Coffeeshops are establishments in the Netherlands where the sale of cannabis for personal consumption by the public is tolerated by the local authorities.
Under the drug policy of the Netherlands, the sale of cannabis products in small quantities is allowed by 'licensed' coffee shops.
The majority of these "coffeeshops" (in Dutch written as one word) also serve drinks and food.
It is not allowed for a coffeeshop to serve alcohol or other drugs (a policy that is universally adhered to).
The idea of coffeeshops was introduced in the 1970s for the explicit purpose of keeping hard and soft drugs separated.
Many at the borders sell mostly to foreigners (mostly from Belgium, Germany and France), who can also buy marijuana in their own countries, but prefer the legality and higher product quality of Dutch coffeeshops.
Dutch coffeehouses not serving marijuana are called koffiehuis (literally "coffee house"), while a café is the equivalent of a bar.
In the Netherlands, the selling of cannabis is "illegal, but not punishable", so the law is not enforced in establishments following these nationwide rules:
* no advertising
* no hard drug sales on the premises
* no sales to children (under Dutch law that is people under the age of 18)
* no sales transactions exceeding a quantity threshold (5 grams)
* no public disturbances
Coffeeshops and the law
For some offences, a business may be forced to close for three months, for others, completely; all this is detailed in official policies.
The Shops are no longer allowed to sell alcohol.
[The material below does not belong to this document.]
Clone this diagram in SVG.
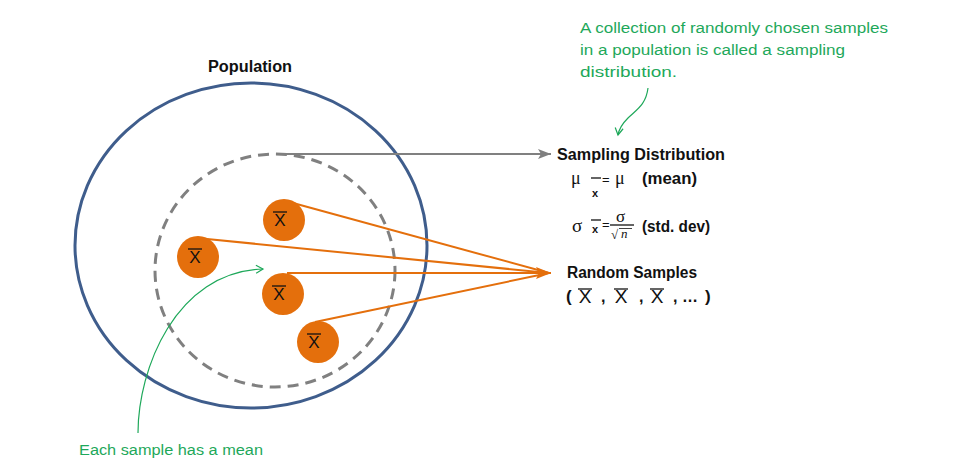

Most coffee shops advertise, and the constraint is more moderating than outright prohibitive.
In a gesture of discretion still technically required, many coffee shops keep the cannabis menu below the counter, even when the cannabis itself is in more-or-less plain view.
Dutch coffee shops often fly red-yellow-green Ethiopian flags, other symbols of the Rastafari movement, or depiction of palm leaves to indicate that they sell cannabis, as a consequence of the official ban on direct advertising.
This aesthetic attracted many public artists who get commissions to create murals in the coffee shops and use the Rastafari and reggae related imagery.
Any shops selling soft drugs to minors, hard drugs or coffee shops selling alcohol without a license, are immediately closed.
These shops provide non-contaminated cannabis products (and hence are as safe as store-bought tobacco, as far as unexpected chemicals are concerned).
Cannabis and any food products containing cannabis are generally clearly identified to prevent accidental consumption.
As of 2009 the sale of THC cookies and brownies known as space cakes in coffee shops is prohibited, although it is not difficult to find shops that sell them.
Smoking joints has been common in cannabis coffee shops.
However, since 1 July 2008 there is a tobacco smoking ban in the Netherlands which allows smoking joints containing tobacco in a separate smoking room only.
Bongs and pure cannabis joints can still be smoked inside the premises and is encouraged.
However, most coffee shops still sell mixed joints/ spliffs, i.e. those with tobacco mixed with marijuana, and have made customers smoke in upstairs or downstairs rooms.
In some shops, however, the separation room rule is only as 'separate' as the smoking/non-smoking 'separation' sections in many restaurants and bars around the world.